One of the biggest hurdles to increasing economic growth in Africa is the lack banking options for a large percentage of the continents population. Many people simply don’t have a way to access funds and the of cross border trade solutions compound the problems.
There’s a huge economic opportunity available to grasp, but Africa will need to be able to trade with itself to tap into it. Until now, however, that has been extremely difficult.
For many years, settlements across the region not only required a third currency such as dollars, euros or pounds and euros), but nearly half (48%) of all bank payments involved foreign banks, resulting in an estimated loss of close to $5 billion annually in intra-African trade.
That significant amount of money is what a newly-launched instant payment system, the pan-African payment settlement system (PAPSS), is looking to save the continent moving forward, facilitating cross-border trade transactions in a fragmented continent with high trade costs that have hampered its growth for far too long.
Developed by African Export-Import Bank (Afreximbank) in collaboration with the African Union (AU) and the African Continental Free Trade Area (AfCFTA) Secretariat, the introduction of the system is set to overhaul the continent’s payments infrastructure by creating a cross-border network to eliminate soliciting for hard currency and reduce the delays in transacting.
“For a trader across the border, it means that the [individual] will be able to get goods very quickly, as well as trade them and recover funds very quickly which will increase the velocity of money and ensures that businesses move quickly,” PAPSS Deputy CEO John Bosco Sebabi told PYMNTS in a recent interview.
There are also cost elements that cannot be taken for granted, he pointed out, particularly the huge opportunity costs that will be minimized as people will no longer have to wait for money, in addition to the low cost in charges PAPSS offers.
“Those two [factors] will enable people across African borders to be able to trade [effectively] and ultimately [drive down] the cost or the pricing of goods and services, which always includes the cost of operations [and] the cost of transferring money,” he added.
Using PAPSS’ settlement process, a trader can now make payments in one local currency while the recipient recovers the funds in their local currency. This means that a buyer in Ghana can pay in cedis while a seller in South Africa receives the payment in rand.
“Along the way, we’re working on an exchange rate mechanism to ensure this happens seamlessly without the need of hard currencies,” he explained as part of their plan to formalize the informal trade taking place across countries and reduce the amount of cash circulating in cross-border trade.
“PAPSS will formalize that trade, and once people [start transacting] in the financial sector, information will be available — and that means they can access financing. So, there are a whole host of positive externalities that will be derived from having transactions going through PAPSS and the financial system,” he noted.

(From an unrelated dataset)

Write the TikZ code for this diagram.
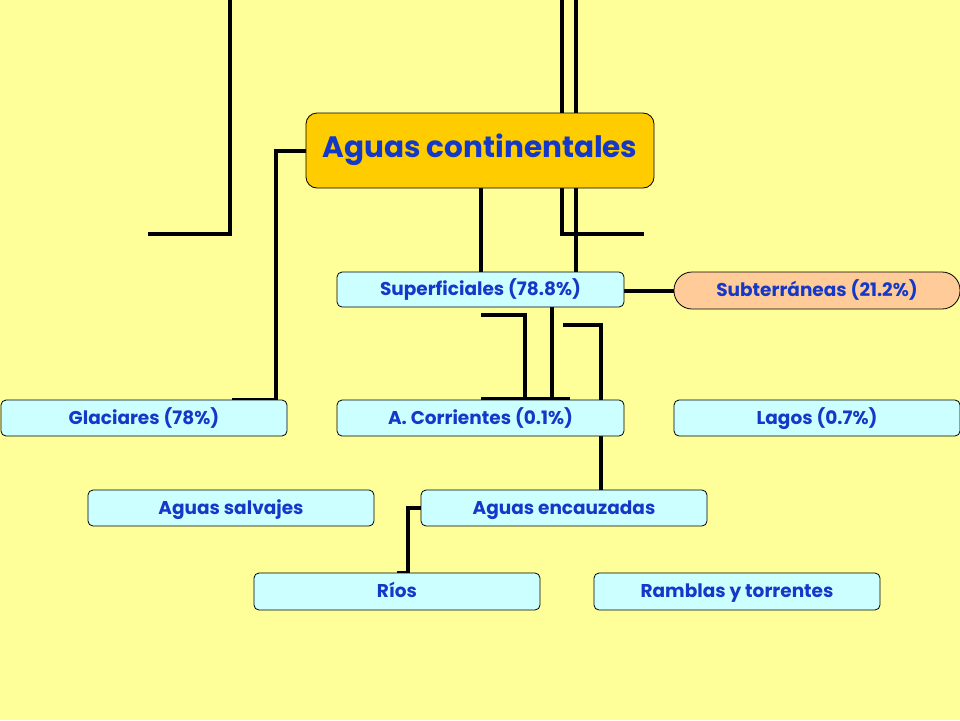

Standard Framework Helpful, But Not Necessary
Even though the PAPSS platform can support both low and high value transactions, from $1 to $100 million and over according to Sebabi, setting transaction limits will remain at the discretion of individual central banks.
This has raised some concerns over the lack of a standard framework across countries, without which critics say the initiative would not be effective.
Sebabi said PAPSS had no intention of interfering in national jurisdictional rules set by central banks, but acknowledged, however, that standards are important and there is a minimum required to ensure the payments system can run smoothly.
It is the reason why the council of ministers of trade has directed PAPSS, the Association of African Central Banks and the African Continental Free Trade Area (AfCFTA) secretariat to work together on harmonizing some standards and some rules to facilitate the continent-wide implementation of the project.
He also acknowledged that having a single currency, like the Eco currency that West African leaders have been working on implementing for years, would greatly facilitate the rollout process.
But until that becomes a reality, he stressed that the lack of a single standard framework or single currency “cannot stop PAPSS from operating or from being effective” in easing payments and increasing the volume and value of existing trade on the continent.
Central Banks Signups Are Key
Before the commercial launch in January, PAPSS was piloted in West Africa, a region that is representative of the complexities common within the African region, Sebabi explained, due to the different languages used — English and French — as well as having multiple currencies — five of 40-plus in total on the continent — and central banks in operation.
Sebabi said that being able to successfully pilot the initiative in that fragmented and complex sub-region is proof that PAPSS can deliver the same results at the continental level.
He also added supporting virtual currencies is a consideration, but largely depends on when central bank digital currencies (CBDCs) are launched in various countries — “we will be ready to support its settlements as soon as central banks are ready to issue them,” he remarked.
Their main goal now is to focus on advancing intra-African trade, which currently stands at 16% and is the lowest worldwide. Once they can get that percentage to a significant level, they will expand to focus on extra-African trade, he shared.
But to achieve that, they will need as many central banks, commercial banks and FinTechs as possible on board moving forward.
“Our priority now is to have at least two central banks in each and every region in Africa joining [PAPSS]. That will give us a very good platform to be able to have an impact on the [entire] continent,” Sebabi said.